All tosses are independent, yet the more we play we have a lot more scenarios with results closer to the true probability. It is due to the fact, that out of all the different scenarios a lot more gets you to more equal distributions.


This is why the binomial distribution looks the way it does. And this also explains why the longer we play the more likely we get closer to the true probability.

[Dragoner]

What I quoted from wikipedia earlier:
[attach=1]
I went with 18/37 win probability and 1 unit flat bet.
You can see that at only 10-20 spins EV is very close to 0 and the SD gives the illusion that you can win. Even at 600 spins the EV+SD is above 0, but you can already see, that it will go below 0.
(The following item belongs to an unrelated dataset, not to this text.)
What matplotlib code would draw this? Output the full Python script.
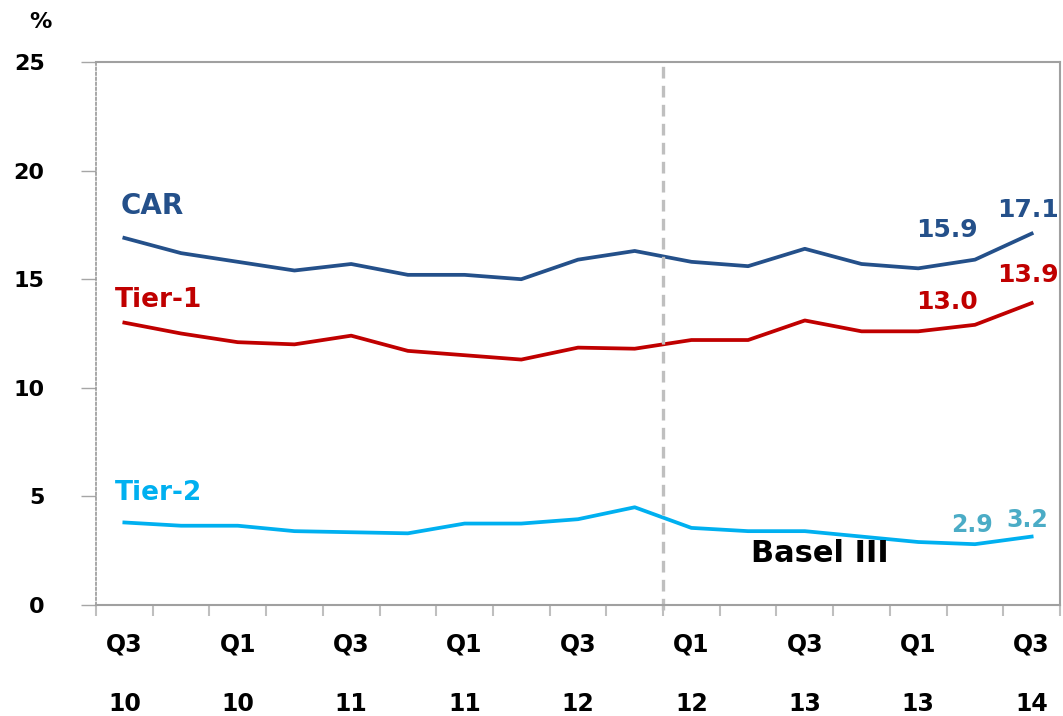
import matplotlib
matplotlib.use("Agg")
import matplotlib.pyplot as plt
import numpy as np

plt.rcParams['font.family'] = ['DejaVu Sans']
plt.rcParams['font.weight'] = 'bold'

quarters = ["Q3", "Q4", "Q1", "Q2", "Q3", "Q4", "Q1", "Q2", "Q3", "Q4",
            "Q1", "Q2", "Q3", "Q4", "Q1", "Q2", "Q3"]
tick_labels = ["Q3\n10", "Q1\n10", "Q3\n11", "Q1\n11", "Q3\n12",
               "Q1\n12", "Q3\n13", "Q1\n13", "Q3\n14"]
car = [16.9, 16.2, 15.8, 15.4, 15.7, 15.2, 15.2, 15.0, 15.9, 16.3,
       15.8, 15.6, 16.4, 15.7, 15.5, 15.9, 17.1]
tier1 = [13.0, 12.5, 12.1, 12.0, 12.4, 11.7, 11.5, 11.3, 11.85, 11.8,
         12.2, 12.2, 13.1, 12.6, 12.6, 12.9, 13.9]
tier2 = [3.8, 3.65, 3.65, 3.4, 3.35, 3.3, 3.75, 3.75, 3.95, 4.5,
         3.55, 3.4, 3.4, 3.15, 2.9, 2.8, 3.15]
car_labels = ["15.9", "17.1"]
tier1_labels = ["13.0", "13.9"]
tier2_labels = ["2.9", "3.2"]

c_car = "#24508A"
c_t1 = "#C00000"
c_t2 = "#00B0F0"
c_t2lab = "#4BACC6"

fig = plt.figure(figsize=(10.63, 7.16), dpi=100)
ax = fig.add_axes([96/1063, 1-605/716, (1060-96)/1063, (605-62)/716])

x = np.arange(len(car))
ax.plot(x, car, color=c_car, lw=2.7)
ax.plot(x, tier1, color=c_t1, lw=2.7)
ax.plot(x, tier2, color=c_t2, lw=2.7)

ax.axvline(9.5, color="#BFBFBF", lw=2.4, ls=(0, (3.5, 2.2)), ymin=-0.01, clip_on=False)

ax.set_xlim(-0.5, 16.5)
ax.set_ylim(0, 25)
ax.set_yticks([0, 5, 10, 15, 20, 25])
ax.set_xticks(np.arange(0, 17, 2))
ax.set_xticklabels(tick_labels, linespacing=2.85)
ax.set_xticks(np.arange(-0.5, 17, 1), minor=True)
ax.tick_params(axis='x', which='major', length=0, pad=20, labelsize=17)
ax.tick_params(axis='x', which='minor', length=8, width=1.5, color="#BFBFBF")
ax.tick_params(axis='y', which='major', length=11, width=1.0, color="#A6A6A6",
               labelsize=16, pad=26)

for s in ['top', 'right', 'bottom']:
    ax.spines[s].set_color("#A0A0A0")
    ax.spines[s].set_linewidth(1.5)
ax.spines['left'].set_color("#9A9A9A")
ax.spines['left'].set_linewidth(1.2)
ax.spines['left'].set_linestyle((0, (1.5, 1.5)))

ax.text(-0.06, 18.35, "CAR", color=c_car, fontsize=20, fontweight='bold', va='center', ha='left')
ax.text(-0.16, 14.05, "Tier-1", color=c_t1, fontsize=19, fontweight='bold', va='center', ha='left')
ax.text(-0.17, 5.15, "Tier-2", color=c_t2, fontsize=19, fontweight='bold', va='center', ha='left')
ax.text(11.05, 2.35, "Basel III", color="black", fontsize=22, fontweight='bold', va='center', ha='left')

lab_pos = {"car": [(14.5, 17.27), (15.94, 18.2)],
           "t1": [(14.5, 13.95), (15.94, 15.2)],
           "t2": [(14.95, 3.68), (15.92, 3.9)]}
for txt, (px, py) in zip(car_labels, lab_pos["car"]):
    ax.text(px, py, txt, color=c_car, fontsize=18, fontweight='bold', ha='center', va='center')
for txt, (px, py) in zip(tier1_labels, lab_pos["t1"]):
    ax.text(px, py, txt, color=c_t1, fontsize=18, fontweight='bold', ha='center', va='center')
for txt, (px, py) in zip(tier2_labels, lab_pos["t2"]):
    ax.text(px, py, txt, color=c_t2lab, fontsize=17, fontweight='bold', ha='center', va='center')

fig.text(40/1063, 1-22/716, "%", fontsize=16, fontweight='bold', ha='center', va='center')

fig.savefig("out.png", dpi=100)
And the reason why the SD isn't increasing fast enough is what I explained with coin tosses.

[Albalaha]

Very Good explanation, Dragoner.

[HarryJ]

   Gentlemen,
           I am well aware of the math and that it generally works. That doesn't answer my question.
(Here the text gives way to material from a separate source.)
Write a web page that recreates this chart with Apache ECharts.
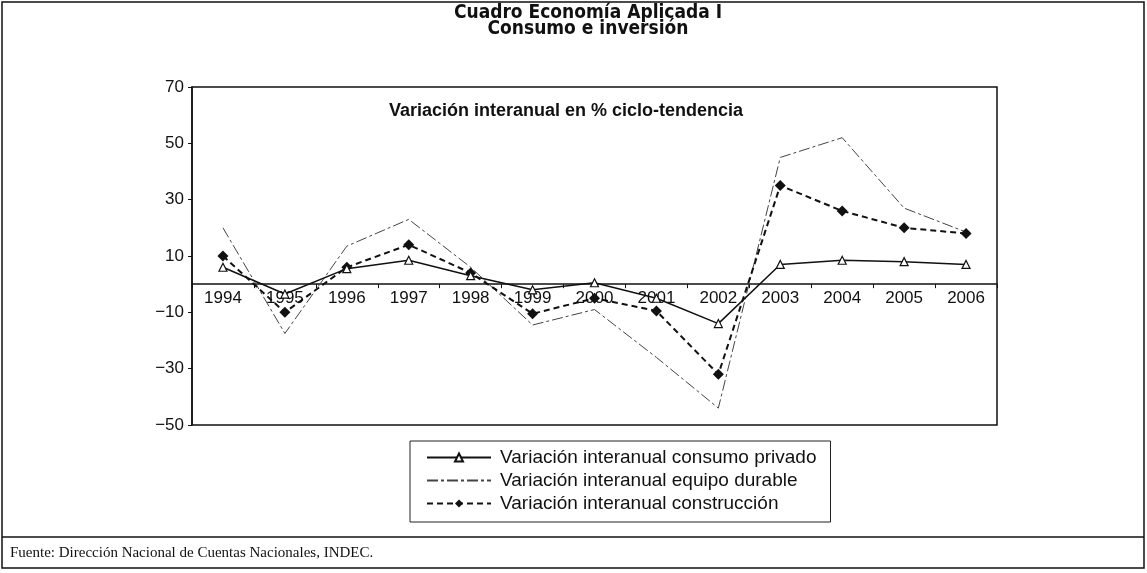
<!DOCTYPE html>
<html>
<head>
<meta charset="utf-8">
<title>Consumo e inversión</title>
<script src="https://cdn.jsdelivr.net/npm/echarts@6/dist/echarts.min.js"></script>
<style>
  html, body {
    margin: 0;
    padding: 0;
    background: #fff;
  }
  #myChart {
    width: 1147px;
    height: 573px;
  }
</style>
</head>
<body>
<div id="myChart"></div>
<script>
  // datos (variacion interanual %, ciclo-tendencia)
  var years = ['1994', '1995', '1996', '1997', '1998', '1999', '2000', '2001', '2002', '2003', '2004', '2005', '2006'];
  var consumoPrivado = [6, -3.5, 5.5, 8.5, 3, -2, 0.5, -5, -14, 7, 8.5, 8, 7];
  var equipoDurable = [20, -17.5, 13.5, 23, 6, -14.5, -9, -26, -44, 45, 52, 27, 18.5];
  var construccion = [10, -10, 6, 14, 4, -10.5, -5, -9.5, -32, 35, 26, 20, 18];
  var yTicks = [-50, -30, -10, 10, 30, 50, 70];

  var seriesNames = [
    'Variación interanual consumo privado',
    'Variación interanual equipo durable',
    'Variación interanual construcción'
  ];

  var titleFont = 'bold 19px "DejaVu Sans Condensed", "Liberation Sans Narrow", sans-serif';

  var myChart = echarts.init(document.getElementById('myChart'));

  myChart.setOption({
    backgroundColor: '#fff',
    animation: false,
    textStyle: {
      fontFamily: 'Liberation Sans, Arial, sans-serif'
    },
    title: {
      text: 'Variación interanual en % ciclo-tendencia',
      left: 561,
      textAlign: 'center',
      top: 97,
      textStyle: {
        fontSize: 18,
        fontWeight: 'bold',
        color: '#111'
      }
    },
    graphic: [
      {
        type: 'rect',
        shape: { x: 2, y: 2, width: 1142, height: 566 },
        style: { fill: 'none', stroke: '#111', lineWidth: 1.5 }
      },
      {
        type: 'line',
        shape: { x1: 2, y1: 537, x2: 1144, y2: 537 },
        style: { stroke: '#111', lineWidth: 1.5 }
      },
      {
        type: 'text',
        x: 588,
        y: 13,
        style: {
          text: 'Cuadro Economía Aplicada I',
          font: titleFont,
          fill: '#111',
          align: 'center',
          verticalAlign: 'middle'
        }
      },
      {
        type: 'text',
        x: 588,
        y: 29,
        style: {
          text: 'Consumo e inversión',
          font: titleFont,
          fill: '#111',
          align: 'center',
          verticalAlign: 'middle'
        }
      },
      {
        type: 'text',
        x: 10,
        y: 553,
        style: {
          text: 'Fuente: Dirección Nacional de Cuentas Nacionales, INDEC.',
          font: '15px "Liberation Serif", "Times New Roman", serif',
          fill: '#111',
          verticalAlign: 'middle'
        }
      }
    ],
    legend: {
      orient: 'vertical',
      left: 410,
      top: 441,
      padding: [7, 14, 9, 16],
      itemGap: 4,
      itemWidth: 64,
      itemHeight: 10,
      borderColor: '#222',
      borderWidth: 1,
      backgroundColor: '#fff',
      data: [
        { name: seriesNames[0] },
        { name: seriesNames[1], itemStyle: { opacity: 0 } },
        { name: seriesNames[2] }
      ],
      textStyle: {
        fontSize: 19,
        color: '#111',
        padding: [0, 0, 0, 4]
      }
    },
    grid: {
      show: true,
      left: 192,
      right: 150,
      top: 87,
      bottom: 148,
      borderColor: '#111',
      borderWidth: 1.5,
      backgroundColor: 'transparent'
    },
    xAxis: {
      type: 'category',
      data: years,
      boundaryGap: true,
      axisLine: {
        onZero: false,
        lineStyle: { color: '#111', width: 1.5 }
      },
      axisTick: {
        show: true,
        length: 4,
        lineStyle: { color: '#111' }
      },
      axisLabel: {
        fontSize: 17,
        color: '#111',
        margin: 6
      },
      splitLine: { show: false }
    },
    yAxis: {
      type: 'value',
      min: yTicks[0],
      max: yTicks[yTicks.length - 1],
      interval: 20,
      axisLine: {
        show: true,
        lineStyle: { color: '#111', width: 1.5 }
      },
      axisTick: {
        show: true,
        length: 4,
        lineStyle: { color: '#111' }
      },
      axisLabel: {
        fontSize: 17,
        color: '#111',
        margin: 8,
        formatter: function (value) {
          return String(value).replace('-', '\u2212');
        }
      },
      splitLine: { show: false }
    },
    series: [
      {
        name: seriesNames[0],
        type: 'line',
        data: consumoPrivado,
        symbol: 'triangle',
        symbolSize: 8,
        lineStyle: { color: '#111', width: 1.5, type: 'solid' },
        itemStyle: { color: '#fff', borderColor: '#111', borderWidth: 1.2 },
        z: 4
      },
      {
        name: seriesNames[1],
        type: 'line',
        data: equipoDurable,
        symbol: 'none',
        lineStyle: { color: '#444', width: 1, type: [11, 3, 3, 3] },
        itemStyle: { color: '#444' },
        z: 2
      },
      {
        name: seriesNames[2],
        type: 'line',
        data: construccion,
        symbol: 'diamond',
        symbolSize: 11,
        lineStyle: { color: '#111', width: 2, type: [6, 4] },
        itemStyle: { color: '#111' },
        z: 3
      }
    ]
  });

  // el eje de categorias (y sus etiquetas) va sobre la linea del cero
  var zeroY = myChart.convertToPixel({ yAxisIndex: 0 }, 0);
  var bottomY = myChart.convertToPixel({ yAxisIndex: 0 }, yTicks[0]);
  myChart.setOption({
    xAxis: { offset: zeroY - bottomY }
  });
</script>
</body>
</html>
    Once the variance has drifted off track, what prompts it to return?? Bear in mind that each event is ompletely independent and has no connection with what has gone before.
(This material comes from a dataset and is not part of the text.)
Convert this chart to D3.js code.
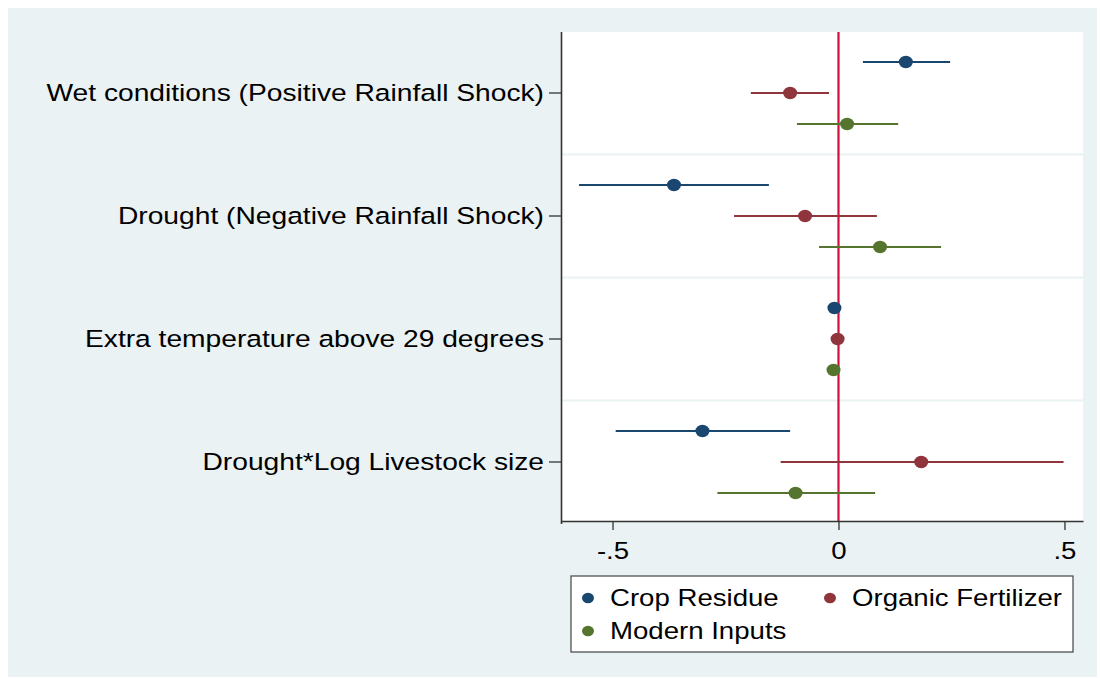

      In your 10 coin toss example, if the first 4 tosses all produced heads, the next 6 would have to produce 5 tails to restore equilibrium. An unlikely scenario yet we ve all seen it happen.

      In any long term test the variance can swing from one extreme to thother many times. What causes this search for equilibrium??  Maths can describe it, but can it explain it??

     Regards        Harry

[Dragoner]

In your 10 coin toss example, if the first 4 tosses all produced heads, the next 6 would have to produce 5 tails to restore equilibrium. An unlikely scenario yet we ve all seen it happen.

That's the thing, it doesn't restore equilibrium. That is what most people misunderstand about probability. The most likely scenario after 4 heads is for the remaining 6 to produce 3 heads and 3 tails. (Having a total of 7 heads and 3 tails)
You may think this renders what I wrote earlier wrong, but it doesn't.
If you think about the ratio of heads and tails after the 4 heads, it is 100% heads. Think about what another heads does to that ratio and what a tails does to it.